* Problem description: Below is a listing to write out in full, exactly as given, without its pictures.

+++ Data excerpt

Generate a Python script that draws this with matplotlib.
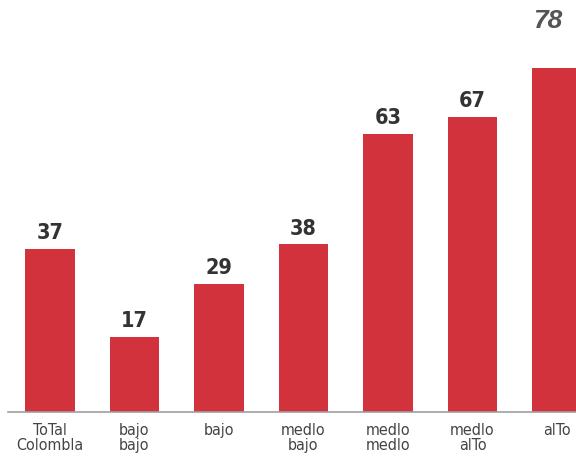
import numpy as np
from matplotlib import pyplot as plt

categories = ['ToTal\nColombla', 'bajo\nbajo', 'bajo', 'medlo\nbajo',
              'medlo\nmedlo', 'medlo\nalTo', 'alTo']
values = [37, 17, 29, 38, 63, 67, 78]

narrow = ['DejaVu Sans']


def main():
    fig = plt.figure(figsize=(5.76, 4.61), dpi=100)
    # axes: baseline at pixel 412, 4.41 px per unit
    ax = fig.add_axes([8 / 576, 49 / 461, 568 / 576, 392 / 461])
    x = np.arange(len(values))
    bars = ax.bar(x, values, width=0.59, color='#d1323b', zorder=2)
    ax.set_xlim(-0.497, 6.225)
    ax.set_ylim(0, 392 / 4.41)

    for b, v in zip(bars[:-1], values[:-1]):
        ax.text(b.get_x() + b.get_width() / 2, v + 1.3, str(v),
                ha='center', va='bottom', fontsize=15.5, fontweight='bold',
                fontstretch='condensed', color='#333333', family=narrow)
    # last value sits in the top right corner
    fig.text(548 / 576, 1 - 21 / 461, str(values[-1]), ha='center', va='center',
             fontsize=19, fontweight='bold', style='italic', color='#555555',
             family=['Liberation Sans', 'DejaVu Sans'])

    for s in ['top', 'right', 'left']:
        ax.spines[s].set_visible(False)
    ax.spines['bottom'].set_color('#a0a0a0')
    ax.spines['bottom'].set_linewidth(1.2)
    ax.set_yticks([])
    ax.set_xticks(x)
    ax.set_xticklabels(categories, fontsize=11.5, color='#444444', family=narrow,
                       fontstretch='condensed', linespacing=1.0)
    ax.tick_params(axis='x', length=0, pad=8)

    fig.savefig('out.png', dpi=100)


if __name__ == '__main__':
    main()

++++++

* Output for this exercise:
Generate a Python script that draws this with matplotlib.
import numpy as np
from matplotlib import pyplot as plt

categories = ['ToTal\nColombla', 'bajo\nbajo', 'bajo', 'medlo\nbajo',
              'medlo\nmedlo', 'medlo\nalTo', 'alTo']
values = [37, 17, 29, 38, 63, 67, 78]

narrow = ['DejaVu Sans']


def main():
    fig = plt.figure(figsize=(5.76, 4.61), dpi=100)
    # axes: baseline at pixel 412, 4.41 px per unit
    ax = fig.add_axes([8 / 576, 49 / 461, 568 / 576, 392 / 461])
    x = np.arange(len(values))
    bars = ax.bar(x, values, width=0.59, color='#d1323b', zorder=2)
    ax.set_xlim(-0.497, 6.225)
    ax.set_ylim(0, 392 / 4.41)

    for b, v in zip(bars[:-1], values[:-1]):
        ax.text(b.get_x() + b.get_width() / 2, v + 1.3, str(v),
                ha='center', va='bottom', fontsize=15.5, fontweight='bold',
                fontstretch='condensed', color='#333333', family=narrow)
    # last value sits in the top right corner
    fig.text(548 / 576, 1 - 21 / 461, str(values[-1]), ha='center', va='center',
             fontsize=19, fontweight='bold', style='italic', color='#555555',
             family=['Liberation Sans', 'DejaVu Sans'])

    for s in ['top', 'right', 'left']:
        ax.spines[s].set_visible(False)
    ax.spines['bottom'].set_color('#a0a0a0')
    ax.spines['bottom'].set_linewidth(1.2)
    ax.set_yticks([])
    ax.set_xticks(x)
    ax.set_xticklabels(categories, fontsize=11.5, color='#444444', family=narrow,
                       fontstretch='condensed', linespacing=1.0)
    ax.tick_params(axis='x', length=0, pad=8)

    fig.savefig('out.png', dpi=100)


if __name__ == '__main__':
    main()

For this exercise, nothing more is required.